» STATED EXERCISE: Only the pictures are omitted; repeat all other data exactly.

» DATA FOR THIS EXERCISE:
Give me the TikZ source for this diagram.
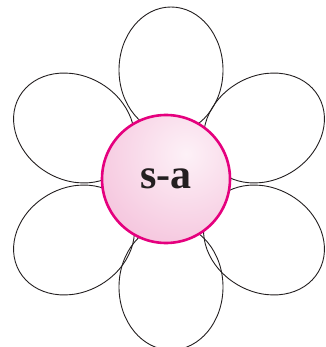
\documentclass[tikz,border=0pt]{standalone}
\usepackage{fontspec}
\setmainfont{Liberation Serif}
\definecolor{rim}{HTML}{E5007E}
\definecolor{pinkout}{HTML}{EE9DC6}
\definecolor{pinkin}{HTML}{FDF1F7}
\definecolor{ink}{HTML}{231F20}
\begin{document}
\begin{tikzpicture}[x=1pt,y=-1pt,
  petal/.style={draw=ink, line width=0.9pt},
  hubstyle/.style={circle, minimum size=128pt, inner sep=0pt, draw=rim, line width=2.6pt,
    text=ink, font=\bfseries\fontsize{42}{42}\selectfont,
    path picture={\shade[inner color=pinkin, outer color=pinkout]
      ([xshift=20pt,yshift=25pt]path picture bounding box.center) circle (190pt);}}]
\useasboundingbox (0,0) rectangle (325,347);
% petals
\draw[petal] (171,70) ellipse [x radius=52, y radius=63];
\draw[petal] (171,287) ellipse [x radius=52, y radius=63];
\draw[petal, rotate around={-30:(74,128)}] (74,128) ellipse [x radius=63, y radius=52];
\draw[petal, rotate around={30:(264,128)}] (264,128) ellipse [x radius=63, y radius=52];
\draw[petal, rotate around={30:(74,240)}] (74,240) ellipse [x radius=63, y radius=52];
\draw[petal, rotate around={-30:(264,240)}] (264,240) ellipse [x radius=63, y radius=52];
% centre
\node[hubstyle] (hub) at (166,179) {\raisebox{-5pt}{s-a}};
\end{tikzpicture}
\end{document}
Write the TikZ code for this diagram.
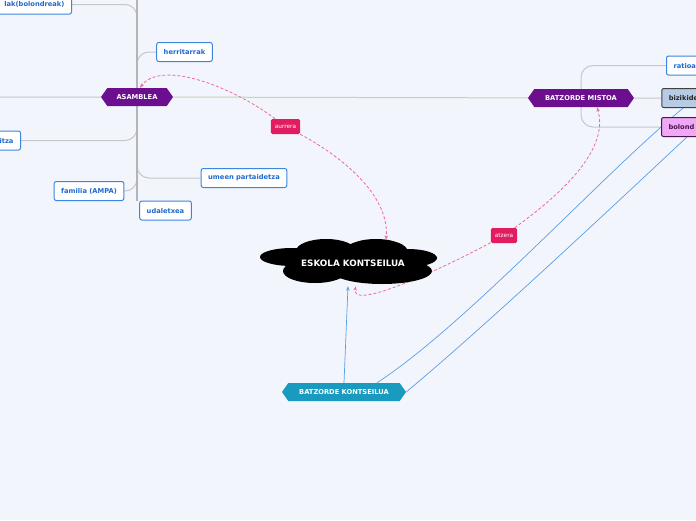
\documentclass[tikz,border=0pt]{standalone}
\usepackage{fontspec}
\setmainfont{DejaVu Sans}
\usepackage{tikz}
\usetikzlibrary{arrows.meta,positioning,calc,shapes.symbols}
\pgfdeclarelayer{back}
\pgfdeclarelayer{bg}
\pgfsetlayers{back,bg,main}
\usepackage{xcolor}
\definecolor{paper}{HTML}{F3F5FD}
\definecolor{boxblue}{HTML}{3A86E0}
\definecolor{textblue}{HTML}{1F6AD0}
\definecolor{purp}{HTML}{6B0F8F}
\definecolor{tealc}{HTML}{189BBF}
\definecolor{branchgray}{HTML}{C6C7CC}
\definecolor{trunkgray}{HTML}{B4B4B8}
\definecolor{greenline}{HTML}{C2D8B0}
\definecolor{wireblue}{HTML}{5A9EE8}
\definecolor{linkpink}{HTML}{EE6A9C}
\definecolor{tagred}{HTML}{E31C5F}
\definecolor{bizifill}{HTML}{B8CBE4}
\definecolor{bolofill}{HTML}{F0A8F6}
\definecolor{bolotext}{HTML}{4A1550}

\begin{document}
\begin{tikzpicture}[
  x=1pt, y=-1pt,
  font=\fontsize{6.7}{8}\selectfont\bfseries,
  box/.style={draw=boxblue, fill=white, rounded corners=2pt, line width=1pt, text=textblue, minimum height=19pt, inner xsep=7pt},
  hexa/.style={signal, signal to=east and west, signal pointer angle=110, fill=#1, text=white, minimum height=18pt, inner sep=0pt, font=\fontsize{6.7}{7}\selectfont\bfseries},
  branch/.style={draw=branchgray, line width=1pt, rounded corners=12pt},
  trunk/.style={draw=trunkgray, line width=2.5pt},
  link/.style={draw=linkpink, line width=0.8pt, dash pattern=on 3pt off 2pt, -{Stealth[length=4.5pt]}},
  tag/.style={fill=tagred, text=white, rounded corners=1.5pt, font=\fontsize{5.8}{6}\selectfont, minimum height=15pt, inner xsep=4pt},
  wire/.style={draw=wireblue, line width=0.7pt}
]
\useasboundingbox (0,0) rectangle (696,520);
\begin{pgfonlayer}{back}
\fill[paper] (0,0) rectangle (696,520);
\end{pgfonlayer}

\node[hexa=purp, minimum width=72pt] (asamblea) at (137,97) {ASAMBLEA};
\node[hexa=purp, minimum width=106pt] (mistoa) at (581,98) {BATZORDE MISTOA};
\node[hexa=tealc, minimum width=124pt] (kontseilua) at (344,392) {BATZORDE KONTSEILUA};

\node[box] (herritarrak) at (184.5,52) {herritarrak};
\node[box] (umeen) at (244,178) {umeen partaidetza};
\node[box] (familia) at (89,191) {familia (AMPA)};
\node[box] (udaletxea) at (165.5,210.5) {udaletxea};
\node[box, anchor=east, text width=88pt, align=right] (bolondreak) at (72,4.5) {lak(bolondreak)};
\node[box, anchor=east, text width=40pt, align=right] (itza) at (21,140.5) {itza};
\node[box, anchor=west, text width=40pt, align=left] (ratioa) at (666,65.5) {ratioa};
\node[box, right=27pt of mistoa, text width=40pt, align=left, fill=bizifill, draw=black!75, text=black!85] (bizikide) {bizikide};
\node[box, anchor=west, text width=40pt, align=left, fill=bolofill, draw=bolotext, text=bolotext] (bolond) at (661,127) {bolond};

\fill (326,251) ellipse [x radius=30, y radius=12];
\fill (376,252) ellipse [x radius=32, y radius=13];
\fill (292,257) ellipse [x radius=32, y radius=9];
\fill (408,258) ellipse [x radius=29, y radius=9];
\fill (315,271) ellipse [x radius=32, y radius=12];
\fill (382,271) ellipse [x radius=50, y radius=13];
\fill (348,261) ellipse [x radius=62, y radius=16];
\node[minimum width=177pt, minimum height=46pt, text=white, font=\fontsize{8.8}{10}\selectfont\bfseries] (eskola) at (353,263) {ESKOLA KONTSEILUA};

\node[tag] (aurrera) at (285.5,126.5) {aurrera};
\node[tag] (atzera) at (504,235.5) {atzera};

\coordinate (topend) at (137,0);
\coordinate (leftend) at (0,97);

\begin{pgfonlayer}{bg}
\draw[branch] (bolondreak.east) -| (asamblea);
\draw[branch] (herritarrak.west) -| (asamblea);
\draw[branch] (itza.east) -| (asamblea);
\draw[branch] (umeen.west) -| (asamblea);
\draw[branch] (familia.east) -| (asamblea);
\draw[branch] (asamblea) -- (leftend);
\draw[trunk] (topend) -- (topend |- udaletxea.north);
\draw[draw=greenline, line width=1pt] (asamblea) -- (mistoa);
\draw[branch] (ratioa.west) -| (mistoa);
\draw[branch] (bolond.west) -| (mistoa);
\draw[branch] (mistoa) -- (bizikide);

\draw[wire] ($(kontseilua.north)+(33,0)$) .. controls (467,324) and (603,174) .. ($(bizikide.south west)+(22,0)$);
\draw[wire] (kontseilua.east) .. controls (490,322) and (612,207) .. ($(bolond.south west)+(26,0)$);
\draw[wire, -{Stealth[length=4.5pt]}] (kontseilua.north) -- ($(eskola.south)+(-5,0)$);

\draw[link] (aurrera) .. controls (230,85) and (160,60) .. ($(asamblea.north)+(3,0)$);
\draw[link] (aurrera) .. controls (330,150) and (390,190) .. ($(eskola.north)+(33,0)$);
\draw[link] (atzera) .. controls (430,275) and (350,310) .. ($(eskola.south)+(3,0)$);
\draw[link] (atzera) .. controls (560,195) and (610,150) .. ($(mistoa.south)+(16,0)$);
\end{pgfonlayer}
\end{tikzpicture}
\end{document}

» EXPECTED ANSWER:
Give me the TikZ source for this diagram.
\documentclass[tikz,border=0pt]{standalone}
\usepackage{fontspec}
\setmainfont{Liberation Serif}
\definecolor{rim}{HTML}{E5007E}
\definecolor{pinkout}{HTML}{EE9DC6}
\definecolor{pinkin}{HTML}{FDF1F7}
\definecolor{ink}{HTML}{231F20}
\begin{document}
\begin{tikzpicture}[x=1pt,y=-1pt,
  petal/.style={draw=ink, line width=0.9pt},
  hubstyle/.style={circle, minimum size=128pt, inner sep=0pt, draw=rim, line width=2.6pt,
    text=ink, font=\bfseries\fontsize{42}{42}\selectfont,
    path picture={\shade[inner color=pinkin, outer color=pinkout]
      ([xshift=20pt,yshift=25pt]path picture bounding box.center) circle (190pt);}}]
\useasboundingbox (0,0) rectangle (325,347);
% petals
\draw[petal] (171,70) ellipse [x radius=52, y radius=63];
\draw[petal] (171,287) ellipse [x radius=52, y radius=63];
\draw[petal, rotate around={-30:(74,128)}] (74,128) ellipse [x radius=63, y radius=52];
\draw[petal, rotate around={30:(264,128)}] (264,128) ellipse [x radius=63, y radius=52];
\draw[petal, rotate around={30:(74,240)}] (74,240) ellipse [x radius=63, y radius=52];
\draw[petal, rotate around={-30:(264,240)}] (264,240) ellipse [x radius=63, y radius=52];
% centre
\node[hubstyle] (hub) at (166,179) {\raisebox{-5pt}{s-a}};
\end{tikzpicture}
\end{document}
Write the TikZ code for this diagram.
\documentclass[tikz,border=0pt]{standalone}
\usepackage{fontspec}
\setmainfont{DejaVu Sans}
\usepackage{tikz}
\usetikzlibrary{arrows.meta,positioning,calc,shapes.symbols}
\pgfdeclarelayer{back}
\pgfdeclarelayer{bg}
\pgfsetlayers{back,bg,main}
\usepackage{xcolor}
\definecolor{paper}{HTML}{F3F5FD}
\definecolor{boxblue}{HTML}{3A86E0}
\definecolor{textblue}{HTML}{1F6AD0}
\definecolor{purp}{HTML}{6B0F8F}
\definecolor{tealc}{HTML}{189BBF}
\definecolor{branchgray}{HTML}{C6C7CC}
\definecolor{trunkgray}{HTML}{B4B4B8}
\definecolor{greenline}{HTML}{C2D8B0}
\definecolor{wireblue}{HTML}{5A9EE8}
\definecolor{linkpink}{HTML}{EE6A9C}
\definecolor{tagred}{HTML}{E31C5F}
\definecolor{bizifill}{HTML}{B8CBE4}
\definecolor{bolofill}{HTML}{F0A8F6}
\definecolor{bolotext}{HTML}{4A1550}

\begin{document}
\begin{tikzpicture}[
  x=1pt, y=-1pt,
  font=\fontsize{6.7}{8}\selectfont\bfseries,
  box/.style={draw=boxblue, fill=white, rounded corners=2pt, line width=1pt, text=textblue, minimum height=19pt, inner xsep=7pt},
  hexa/.style={signal, signal to=east and west, signal pointer angle=110, fill=#1, text=white, minimum height=18pt, inner sep=0pt, font=\fontsize{6.7}{7}\selectfont\bfseries},
  branch/.style={draw=branchgray, line width=1pt, rounded corners=12pt},
  trunk/.style={draw=trunkgray, line width=2.5pt},
  link/.style={draw=linkpink, line width=0.8pt, dash pattern=on 3pt off 2pt, -{Stealth[length=4.5pt]}},
  tag/.style={fill=tagred, text=white, rounded corners=1.5pt, font=\fontsize{5.8}{6}\selectfont, minimum height=15pt, inner xsep=4pt},
  wire/.style={draw=wireblue, line width=0.7pt}
]
\useasboundingbox (0,0) rectangle (696,520);
\begin{pgfonlayer}{back}
\fill[paper] (0,0) rectangle (696,520);
\end{pgfonlayer}

\node[hexa=purp, minimum width=72pt] (asamblea) at (137,97) {ASAMBLEA};
\node[hexa=purp, minimum width=106pt] (mistoa) at (581,98) {BATZORDE MISTOA};
\node[hexa=tealc, minimum width=124pt] (kontseilua) at (344,392) {BATZORDE KONTSEILUA};

\node[box] (herritarrak) at (184.5,52) {herritarrak};
\node[box] (umeen) at (244,178) {umeen partaidetza};
\node[box] (familia) at (89,191) {familia (AMPA)};
\node[box] (udaletxea) at (165.5,210.5) {udaletxea};
\node[box, anchor=east, text width=88pt, align=right] (bolondreak) at (72,4.5) {lak(bolondreak)};
\node[box, anchor=east, text width=40pt, align=right] (itza) at (21,140.5) {itza};
\node[box, anchor=west, text width=40pt, align=left] (ratioa) at (666,65.5) {ratioa};
\node[box, right=27pt of mistoa, text width=40pt, align=left, fill=bizifill, draw=black!75, text=black!85] (bizikide) {bizikide};
\node[box, anchor=west, text width=40pt, align=left, fill=bolofill, draw=bolotext, text=bolotext] (bolond) at (661,127) {bolond};

\fill (326,251) ellipse [x radius=30, y radius=12];
\fill (376,252) ellipse [x radius=32, y radius=13];
\fill (292,257) ellipse [x radius=32, y radius=9];
\fill (408,258) ellipse [x radius=29, y radius=9];
\fill (315,271) ellipse [x radius=32, y radius=12];
\fill (382,271) ellipse [x radius=50, y radius=13];
\fill (348,261) ellipse [x radius=62, y radius=16];
\node[minimum width=177pt, minimum height=46pt, text=white, font=\fontsize{8.8}{10}\selectfont\bfseries] (eskola) at (353,263) {ESKOLA KONTSEILUA};

\node[tag] (aurrera) at (285.5,126.5) {aurrera};
\node[tag] (atzera) at (504,235.5) {atzera};

\coordinate (topend) at (137,0);
\coordinate (leftend) at (0,97);

\begin{pgfonlayer}{bg}
\draw[branch] (bolondreak.east) -| (asamblea);
\draw[branch] (herritarrak.west) -| (asamblea);
\draw[branch] (itza.east) -| (asamblea);
\draw[branch] (umeen.west) -| (asamblea);
\draw[branch] (familia.east) -| (asamblea);
\draw[branch] (asamblea) -- (leftend);
\draw[trunk] (topend) -- (topend |- udaletxea.north);
\draw[draw=greenline, line width=1pt] (asamblea) -- (mistoa);
\draw[branch] (ratioa.west) -| (mistoa);
\draw[branch] (bolond.west) -| (mistoa);
\draw[branch] (mistoa) -- (bizikide);

\draw[wire] ($(kontseilua.north)+(33,0)$) .. controls (467,324) and (603,174) .. ($(bizikide.south west)+(22,0)$);
\draw[wire] (kontseilua.east) .. controls (490,322) and (612,207) .. ($(bolond.south west)+(26,0)$);
\draw[wire, -{Stealth[length=4.5pt]}] (kontseilua.north) -- ($(eskola.south)+(-5,0)$);

\draw[link] (aurrera) .. controls (230,85) and (160,60) .. ($(asamblea.north)+(3,0)$);
\draw[link] (aurrera) .. controls (330,150) and (390,190) .. ($(eskola.north)+(33,0)$);
\draw[link] (atzera) .. controls (430,275) and (350,310) .. ($(eskola.south)+(3,0)$);
\draw[link] (atzera) .. controls (560,195) and (610,150) .. ($(mistoa.south)+(16,0)$);
\end{pgfonlayer}
\end{tikzpicture}
\end{document}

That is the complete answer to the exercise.